First edition of one of the most beautiful Italian illustrated books of the 16th century. The volume contains the first edition of Ovid’s Metamorphoses in the Italian translation in verse (“ottava rima”) by Lodovico Dolce (Venice, 1508-1568), “one of the most prominent figures in the literary life of sixteenth-century Italy [and] a polygrapher in the most respectable sense of the word, a versatile genius who knew how to respond to the needs of the book industry which had developed in Venice” (Joseph Balsamo).
The work, dedicated by Dolce to Cardinal Antoine Perrenot de Granvelle (1517-1586), also includes the privileges of Pope Julius III, Charles V, Cosimo de’ Medici, Henry III, the lordship of Venice, and the dukes of Ferrara and Mantua. The woodcut illustrations of this edition consists of an allegorical title, 94 figures occupying a third of the page (11 of which are repeated) and numerous historiated small letters. With the exception of eight blocks used in a Boccaccio printed by Giolito in 1552 and six other blocks intended to illustrate an edition of the Bible, all the vignettes were specially designed and engraved for this work. The last leaf (white verso) bears the colophon and the large printer’s device of Giolito, of whom this book is one of the undisputed masterpieces. Paul Oskar Kristeller (Kupferstich und Holzschnitt in vier Jahrhunderten, 1905, p. 281) has emphasized the novelty, quality and grace of these engravings, whose workmanship Ambroise Firmin Didot has also praised: “Most of them are of a learned and correct design and some are executed with a finish that hardly yields to the execution of the Lyon artists of the same time.
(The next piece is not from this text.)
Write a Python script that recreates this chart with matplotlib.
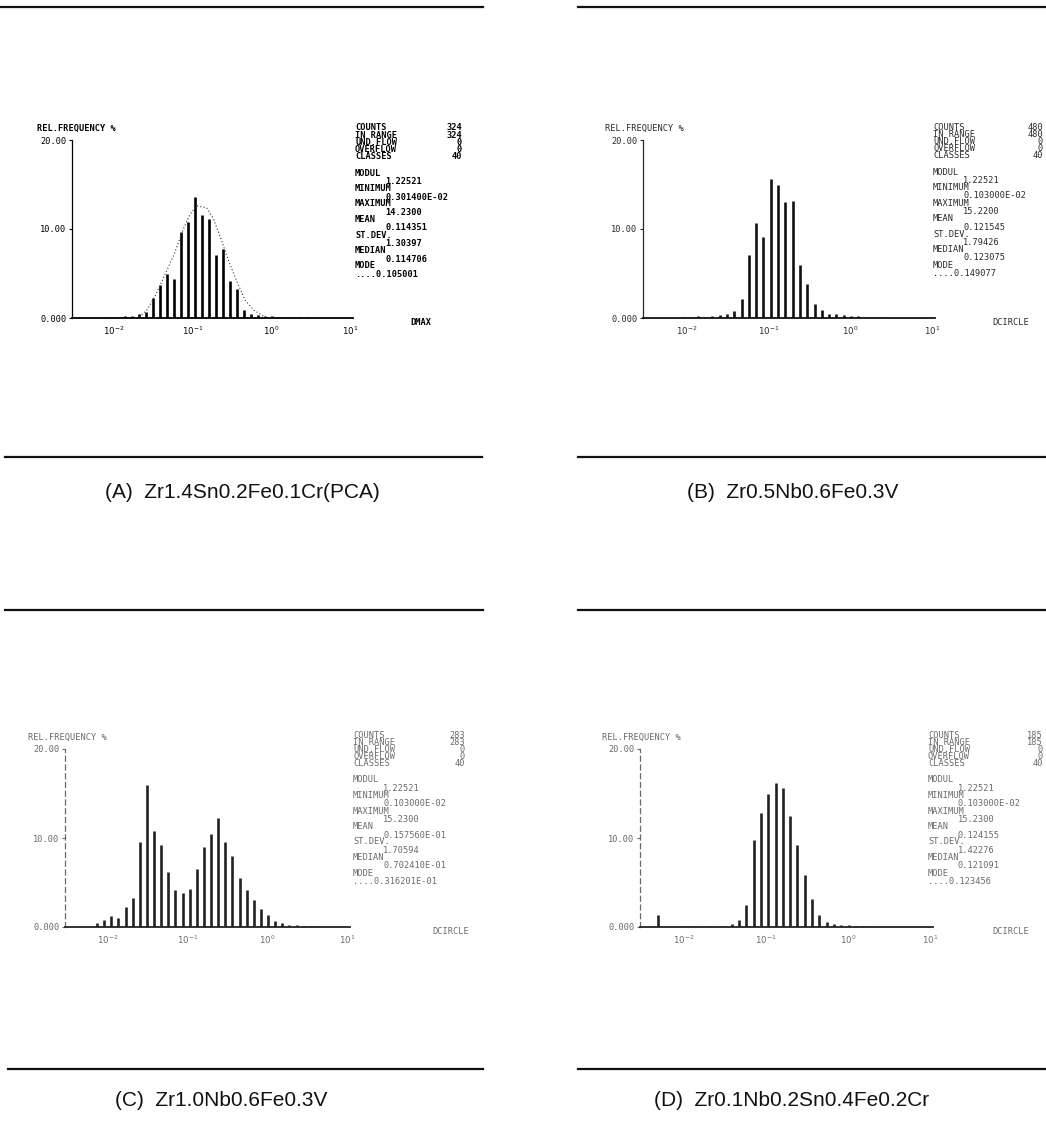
import numpy as np
import matplotlib
matplotlib.use("Agg")
import matplotlib.pyplot as plt
from matplotlib.lines import Line2D

W, H = 1046, 1126

# 40 log-spaced classes (CLASSES = 40) spanning the x axis
log_lo, log_hi = -2.53, 1.03
n_classes = 40

# relative frequency (%) per class
freq_a = [0, 0, 0, 0, 0, 0.1, 0.1, 0.2, 0.2, 0.4,
          0.7, 2.2, 3.7, 5.0, 4.4, 9.7, 10.8, 13.6, 11.6, 11.1,
          7.1, 7.8, 4.2, 3.3, 0.9, 0.5, 0.3, 0.2, 0.2, 0.1,
          0.1, 0.1, 0.1, 0.1, 0, 0, 0, 0, 0, 0]
freq_b = [0, 0, 0, 0, 0, 0.1, 0.1, 0.2, 0.1, 0.2,
          0.3, 0.4, 0.8, 2.1, 7.1, 10.7, 9.1, 15.6, 14.9, 13.0,
          13.1, 5.9, 3.8, 1.6, 0.9, 0.5, 0.4, 0.3, 0.2, 0.2,
          0.1, 0.1, 0.1, 0, 0, 0, 0, 0, 0, 0]
freq_c = [0, 0, 0, 0, 0.4, 0.8, 1.2, 1.0, 2.2, 3.3,
          9.5, 16.0, 10.8, 9.2, 6.2, 4.2, 3.8, 4.3, 6.5, 9.0,
          10.5, 12.3, 9.5, 8.0, 5.5, 4.2, 3.0, 2.0, 1.3, 0.7,
          0.4, 0.2, 0.2, 0.1, 0.1, 0.1, 0, 0, 0, 0]
freq_d = [0, 0, 1.3, 0, 0, 0.1, 0, 0.1, 0, 0.1,
          0, 0.1, 0.3, 0.8, 2.5, 9.8, 12.8, 15.0, 16.2, 15.6,
          12.5, 9.2, 5.8, 3.2, 1.4, 0.6, 0.3, 0.2, 0.2, 0.1,
          0.1, 0.1, 0, 0, 0, 0, 0, 0, 0, 0]

# dotted fitted curve drawn over histogram A
curve_a_log = [-1.677, -1.571, -1.464, -1.336, -1.230, -1.124, -1.038, -0.953,
               -0.825, -0.741, -0.655, -0.549, -0.442, -0.336, -0.230, -0.102]
curve_a_val = [0.1, 1.0, 2.7, 5.2, 7.3, 9.9, 11.6, 12.6,
               12.4, 11.2, 9.2, 6.5, 4.1, 2.0, 0.9, 0.2]

count_names = ["COUNTS", "IN RANGE", "UND.FLOW", "OVERFLOW", "CLASSES"]
counts_a = ["324", "324", "0", "0", "40"]
counts_b = ["480", "480", "0", "0", "40"]
counts_c = ["283", "283", "0", "0", "40"]
counts_d = ["185", "185", "0", "0", "40"]

stat_names = ["MODUL", "MINIMUM", "MAXIMUM", "MEAN", "ST.DEV.", "MEDIAN", "MODE"]
stats_a = ["1.22521", "0.301400E-02", "14.2300", "0.114351", "1.30397", "0.114706", "....0.105001"]
stats_b = ["1.22521", "0.103000E-02", "15.2200", "0.121545", "1.79426", "0.123075", "....0.149077"]
stats_c = ["1.22521", "0.103000E-02", "15.2300", "0.157560E-01", "1.70594", "0.702410E-01", "....0.316201E-01"]
stats_d = ["1.22521", "0.103000E-02", "15.2300", "0.124155", "1.42276", "0.121091", "....0.123456"]

captions = ["(A)  Zr1.4Sn0.2Fe0.1Cr(PCA)", "(B)  Zr0.5Nb0.6Fe0.3V",
            "(C)  Zr1.0Nb0.6Fe0.3V", "(D)  Zr0.1Nb0.2Sn0.4Fe0.2Cr"]
x_names = ["DMAX", "DCIRCLE", "DCIRCLE", "DCIRCLE"]
xtick_vals = [1e-2, 1e-1, 1e0, 1e1]
xtick_text = [r"$10^{-2}$", r"$10^{-1}$", r"$10^{0}$", r"$10^{1}$"]

plt.rcParams["mathtext.fontset"] = "dejavusans"
fig = plt.figure(figsize=(W / 100, H / 100), dpi=100)
fig.patch.set_facecolor("white")


def fx(x):
    return x / W


def fy(y):
    return 1 - y / H


def ptext(x, y, s, **kw):
    kw.setdefault("family", "DejaVu Sans Mono")
    kw.setdefault("fontsize", 6.2)
    kw.setdefault("va", "center")
    fig.text(fx(x), fy(y), s, **kw)


edges = np.logspace(log_lo, log_hi, n_classes + 1)
centers = np.sqrt(edges[:-1] * edges[1:])

# panel boxes in pixels: left, right, top, bottom
boxes = [(72, 353, 140, 318), (643, 935, 140, 318),
         (65, 350, 749, 927), (640, 933, 749, 927)]
freqs = [freq_a, freq_b, freq_c, freq_d]
counts = [counts_a, counts_b, counts_c, counts_d]
stats = [stats_a, stats_b, stats_c, stats_d]
text_col = ["black", "#2a2a2a", "#6a6a6a", "#6a6a6a"]
bar_col = ["black", "#111111", "#222222", "#222222"]
rel_pos = [(37, 128), (605, 128), (28, 737), (602, 737)]
blk_pos = [(355, 128, 462), (933, 127, 1043), (353, 735, 465), (928, 735, 1043)]
xname_pos = [(410, 322), (992, 322), (432, 931), (992, 931)]
cap_pos = [(242, 493), (793, 493), (221, 1101), (792, 1101)]

for i in range(4):
    l, r, t, b = boxes[i]
    ax = fig.add_axes([fx(l), fy(b), fx(r) - fx(l), fy(t) - fy(b)])
    ax.set_xscale("log")
    ax.set_xlim(edges[0], edges[-1])
    ax.set_ylim(0, 20)
    f = np.array(freqs[i])
    nz = f > 0
    ax.vlines(centers[nz], 0, f[nz], color=bar_col[i], lw=1.9)
    if i == 0:
        ax.plot(10 ** np.array(curve_a_log), curve_a_val, ls=(0, (1, 2)),
                color="#333333", lw=0.8)
    for s in ["top", "right"]:
        ax.spines[s].set_visible(False)
    ax.spines["bottom"].set_linewidth(1.3)
    ax.spines["left"].set_linewidth(0.9)
    ax.spines["left"].set_color(text_col[i])
    ax.spines["bottom"].set_color(bar_col[i])
    if i >= 2:
        ax.spines["left"].set_linestyle((0, (4, 3)))
    ax.set_facecolor("none")
    ax.set_yticks([0, 10, 20], ["0.000", "10.00", "20.00"],
                  family="DejaVu Sans Mono", fontsize=6.2, color=text_col[i])
    ax.set_xticks(xtick_vals, xtick_text, fontsize=6.2, color=text_col[i])
    ax.xaxis.set_minor_locator(matplotlib.ticker.NullLocator())
    ax.tick_params(axis="y", length=2.5, width=0.8, pad=1.5, colors=text_col[i])
    ax.tick_params(axis="x", length=0, pad=4.5, colors=text_col[i])

    col = text_col[i]
    wt = "bold" if i == 0 else "normal"
    rx, ry = rel_pos[i]
    ptext(rx, ry, "REL.FREQUENCY %", color=col, weight=wt)
    bx, by, vr = blk_pos[i]
    for j, name in enumerate(count_names):
        ptext(bx, by + 7.2 * j, name, color=col, weight=wt)
        ptext(vr, by + 7.2 * j, counts[i][j], color=col, weight=wt, ha="right")
    for j, name in enumerate(stat_names):
        yy = by + 45 + 15.5 * j
        ptext(bx, yy, name, color=col, weight=wt)
        val = stats[i][j]
        vx = bx if val.startswith("....") else bx + 30
        ptext(vx, yy + 8.5, val, color=col, weight=wt)
    nx, ny = xname_pos[i]
    ptext(nx, ny, x_names[i], color=col, weight=wt)

    cx, cy = cap_pos[i]
    fig.text(fx(cx), fy(cy), captions[i], ha="center", va="center",
             family=["Liberation Sans Narrow", "Liberation Sans"], fontsize=15,
             color="#111111")

rules = [(0, 483, 7), (578, 1046, 7), (5, 482, 457), (578, 1046, 457),
         (5, 483, 610), (578, 1046, 610), (8, 483, 1069), (578, 1046, 1069)]
for x0, x1, y in rules:
    fig.add_artist(Line2D([fx(x0), fx(x1)], [fy(y), fy(y)],
                          transform=fig.transFigure, lw=1.6, color="#111111"))

fig.savefig("out.png", dpi=100, facecolor="white")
The finials and the ornate letters are charming. It is one of the most beautiful books to come out of the presses of Venice” (see Didot, Catalogue raisonné, 1867, I, 417).
The book also contains a map showing the Americas. It is a woodcut printed on the verso of the sixth introductory leaf, above a sonnet composed by Arétin. This diagram showing the different winds, common to most early editions of Ovid, is presented here, for the first time, in the form of a globe (103 x 116 mm) inspired by Gastaldi and Macrobius. “The north and south parts of the hemisphere are separated by a latitudinal band and the words Zona Torrida Inhabitabile. The straits of Magellan are named and there are wind-cherubs bordering the map” (Shirley). The American continent is called Nueva Hispania. Lodovico Dolce’s Ovid was republished the same year in a revised version. On the different states of the text of the first edition, of which Lodovico Dolce, proofreader at Giolito’s, modified passages during the printing – only the copies on large paper seem to present the original text -, see the long note by Ruth Mortimer, op. cit.
An excellent copy, with several deckle edges. Some light foxing, small angular loss on leaf B1 and G5 outside the text.
Provenance: Charles William Dyson Perrins (1864-1958) and Sylvain S. Brunschwig, with their respective bookplates.